Б. Да, этого нет. Но поскольку мы сказали, что получается как бы чистая метафора авангардности, неклассичности, тогда это является и метафорой этической позиции художника.
М. То есть черные дыры – это такие обобщающие и целиком вмещающие в себя абстрактности отношений типа «авангардность», «этичность» и т.д. А на горизонте – это, правда, смешной образ, – но в данном случае на горизонте этих вещей находимся мы с тобой, то есть на горизонте тех вещей, которые мы обсуждаем.
Б. Тут пока все получается, потому что, действительно, это вещь в себе – мера априорности. Это априорная структура, априорное условие нравственной позиции, априорное условие различения добра и зла, а не само различение, не содержательный акт.
М. Дело в том, что априорность выступает по отношению к вещи в себе как вектор, направленный в сторону доаприорности, потому что постаприорность (а не апостериорность) – все-таки категории созерцания времени и пространства, а вещь в себе – еще до априорности, это то, на что опирается метод априорного. И поэтому Кант уже выводит пространство и время как априорные созерцания, в которых обнаруживаются, а точнее – пребывают вещи в себе. Но по отношению к априорности они «до».
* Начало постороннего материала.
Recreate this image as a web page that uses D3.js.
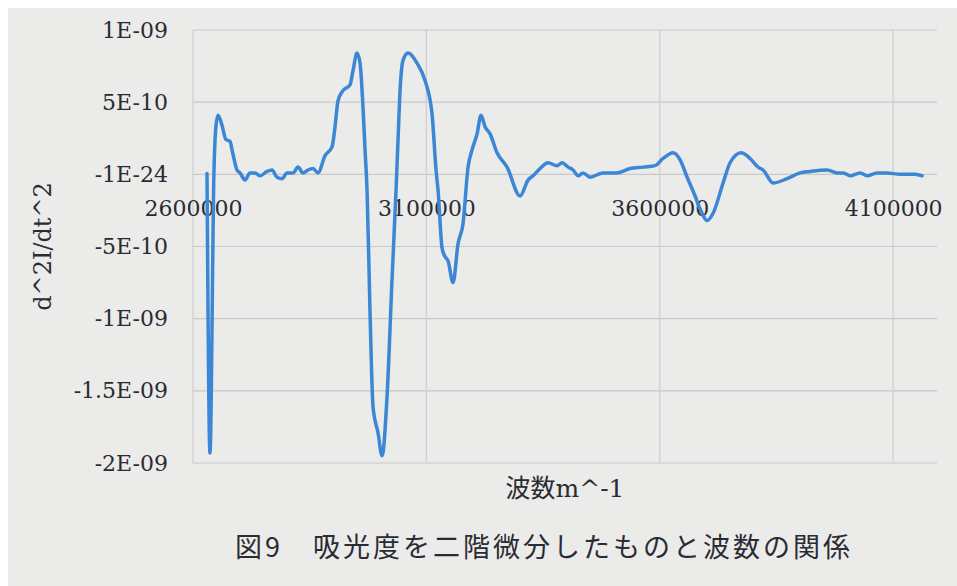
<!DOCTYPE html>
<html>
<head>
<meta charset="utf-8">
<script src="https://cdn.jsdelivr.net/npm/d3@7"></script>
<style>
  html, body { margin: 0; padding: 0; background: #ffffff; }
  svg { display: block; }
</style>
</head>
<body>
<div id="chart"></div>
<script>
// wavenumber (m^-1) and second derivative
var wavenumber = [
  2630000, 2636400, 2645000, 2649300, 2653600, 2662100, 2670700, 2679300, 2683600, 2694300,
  2700700, 2711400, 2722100, 2732900, 2743600, 2758600, 2769300, 2780000, 2790700, 2801400,
  2814300, 2825000, 2835700, 2846400, 2857100, 2867900, 2882900, 2897900, 2904300, 2910700,
  2921400, 2936400, 2942900, 2951400, 2957900, 2964300, 2968600, 2972900, 2979300, 2985700,
  2996400, 3005000, 3015700, 3026400, 3035000, 3039300, 3043600, 3050000, 3060700, 3080000,
  3097100, 3112100, 3120700, 3125000, 3133600, 3140000, 3146400, 3157100, 3167900, 3178600,
  3189300, 3197900, 3208600, 3217100, 3225700, 3236400, 3251400, 3272900, 3300700, 3317900,
  3328600, 3343600, 3360700, 3380000, 3390700, 3403600, 3414300, 3425000, 3435700, 3450700,
  3478600, 3508600, 3536400, 3564300, 3590000, 3607100, 3628600, 3643600, 3658600, 3675700,
  3686400, 3701400, 3714300, 3735700, 3750700, 3774300, 3793600, 3810700, 3821400, 3842900,
  3872900, 3900700, 3922100, 3958600, 3980000, 3992900, 4007900, 4029300, 4044300, 4065700,
  4087100, 4115000, 4142900, 4162100
];
var d2I = [
  0.05e-10, -19.3e-10, 0.3e-10, 3.4e-10, 4.1e-10, 3.4e-10, 2.4e-10, 2.3e-10, 1.7e-10, 0.3e-10,
  0.1e-10, -0.4e-10, 0.1e-10, 0.1e-10, -0.1e-10, 0.2e-10, 0.3e-10, -0.2e-10, -0.3e-10, 0.1e-10,
  0.1e-10, 0.5e-10, 0.1e-10, 0.3e-10, 0.4e-10, 0.1e-10, 1.3e-10, 1.9e-10, 3.3e-10, 5.1e-10,
  5.8e-10, 6.2e-10, 7.2e-10, 8.4e-10, 7.7e-10, 4.6e-10, 1.7e-10, -1.1e-10, -9.6e-10, -16.1e-10,
  -17.9e-10, -19.5e-10, -15.4e-10, -7.3e-10, -1.1e-10, 2.4e-10, 5.8e-10, 7.9e-10, 8.4e-10, 7.7e-10,
  6.5e-10, 4.2e-10, 0.3e-10, -1.1e-10, -5.1e-10, -5.7e-10, -6.0e-10, -7.5e-10, -4.8e-10, -3.4e-10,
  0.5e-10, 1.7e-10, 2.8e-10, 4.1e-10, 3.3e-10, 2.8e-10, 1.5e-10, 0.5e-10, -1.5e-10, -0.4e-10,
  -0.1e-10, 0.4e-10, 0.8e-10, 0.6e-10, 0.8e-10, 0.5e-10, 0.3e-10, -0.1e-10, 0.1e-10, -0.2e-10,
  0.1e-10, 0.1e-10, 0.4e-10, 0.5e-10, 0.6e-10, 1.1e-10, 1.5e-10, 1.0e-10, -0.2e-10, -1.5e-10,
  -2.4e-10, -3.2e-10, -2.7e-10, -0.6e-10, 0.8e-10, 1.5e-10, 1.1e-10, 0.5e-10, 0.3e-10, -0.6e-10,
  -0.3e-10, 0.1e-10, 0.2e-10, 0.3e-10, 0.1e-10, 0.1e-10, -0.1e-10, 0.1e-10, -0.1e-10, 0.1e-10,
  0.1e-10, 0.0, 0.0, -0.1e-10
];

var yTicks = [1e-9, 5e-10, 0, -5e-10, -1e-9, -1.5e-9, -2e-9];
var yTickLabels = ["1E-09", "5E-10", "-1E-24", "-5E-10", "-1E-09", "-1.5E-09", "-2E-09"];
var xTicks = [2600000, 3100000, 3600000, 4100000];
var xTickLabels = ["2600000", "3100000", "3600000", "4100000"];
var xTitle = "波数m^-1";
var yTitle = "d^2I/dt^2";
var caption = "図9\u3000吸光度を二階微分したものと波数の関係";

var width = 957, height = 586;
var margin = {top: 30, right: 20, bottom: 123, left: 193};
var plotW = 937 - margin.left, plotH = 463 - margin.top;
var serif = "'DejaVu Serif', 'Liberation Serif', serif";

var svg = d3.select("#chart").append("svg")
    .attr("width", width)
    .attr("height", height);

// scanned paper background
svg.append("rect")
    .attr("x", 8).attr("y", 8)
    .attr("width", width - 8).attr("height", height - 8)
    .attr("fill", "#ebebea");

var g = svg.append("g")
    .attr("transform", "translate(" + margin.left + "," + margin.top + ")");

var x = d3.scaleLinear().domain([2600000, 4194000]).range([0, plotW]);
var y = d3.scaleLinear().domain([-2e-9, 1e-9]).range([plotH, 0]);

// grid
g.append("g").selectAll("line.h")
    .data(yTicks).enter().append("line")
    .attr("x1", 0).attr("x2", plotW)
    .attr("y1", function(d) { return y(d); })
    .attr("y2", function(d) { return y(d); })
    .attr("stroke", "#c9c9c9")
    .attr("stroke-width", 1.2);

g.append("g").selectAll("line.v")
    .data(xTicks).enter().append("line")
    .attr("y1", 0).attr("y2", plotH)
    .attr("x1", function(d) { return x(d); })
    .attr("x2", function(d) { return x(d); })
    .attr("stroke", "#cdcdcd")
    .attr("stroke-width", 1.2);

// y axis labels
var yAxis = g.append("g")
    .call(d3.axisLeft(y)
        .tickValues(yTicks)
        .tickSize(0)
        .tickPadding(25)
        .tickFormat(function(d, i) { return yTickLabels[i]; }));
yAxis.select(".domain").remove();
yAxis.selectAll("text")
    .attr("font-family", serif)
    .attr("font-size", 22)
    .attr("fill", "#2b2b33");

// x axis labels sit under the zero line
var xAxis = g.append("g")
    .attr("transform", "translate(0," + y(0) + ")")
    .call(d3.axisBottom(x)
        .tickValues(xTicks)
        .tickSize(0)
        .tickPadding(26)
        .tickFormat(function(d, i) { return xTickLabels[i]; }));
xAxis.select(".domain").remove();
xAxis.selectAll("text")
    .attr("font-family", serif)
    .attr("font-size", 22)
    .attr("fill", "#2b2b33");

// the curve
var pts = wavenumber.map(function(w, i) { return [w, d2I[i]]; });
var line = d3.line()
    .x(function(d) { return x(d[0]); })
    .y(function(d) { return y(d[1]); })
    .curve(d3.curveMonotoneX);

g.append("path")
    .datum(pts)
    .attr("d", line)
    .attr("fill", "none")
    .attr("stroke", "#3b87d6")
    .attr("stroke-width", 3.5)
    .attr("stroke-linejoin", "round")
    .attr("stroke-linecap", "round");

// titles
svg.append("text")
    .attr("transform", "translate(51," + (margin.top + plotH / 2) + ") rotate(-90)")
    .attr("text-anchor", "middle")
    .attr("font-family", serif)
    .attr("font-size", 24)
    .attr("fill", "#2b2b33")
    .text(yTitle);

svg.append("text")
    .attr("x", margin.left + plotW / 2)
    .attr("y", 497)
    .attr("text-anchor", "middle")
    .attr("font-family", serif + ", 'Noto Sans CJK JP'")
    .attr("font-size", 25)
    .attr("fill", "#2b2b33")
    .text(xTitle);

svg.append("text")
    .attr("x", 544)
    .attr("y", 557)
    .attr("text-anchor", "middle")
    .attr("font-family", "'Noto Sans CJK JP', sans-serif")
    .attr("font-size", 27)
    .attr("letter-spacing", 3)
    .attr("fill", "#2b2b33")
    .text(caption);
</script>
</body>
</html>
Б. Но тут еще надо иметь в виду, что все эти вещи, предметы, нами обсуждаемые, каким-то образом согласуются с абсурдистской традицией. Абсурд ведь выполняет функцию создания границ. Он как бы обозначает то пространство, где нечто невозможно.
М. Но абсурд рассчитан на определенные реакции: либо на смех, либо на девальвацию, страх и т.д., и в основном на вызывание ощущения недоумения.
Б. Если все предшествующее искусство содержало в себе нравственную предпосылку – даже в качестве отрицания, то теперь мы имеем дело с вещами, в которых принципиально не видна нравственная позиция, и поэтому нравственно ориентированный ум зрителя становится в тупик: он видит вещь, которая ему в этом смысле непонятна и невидна.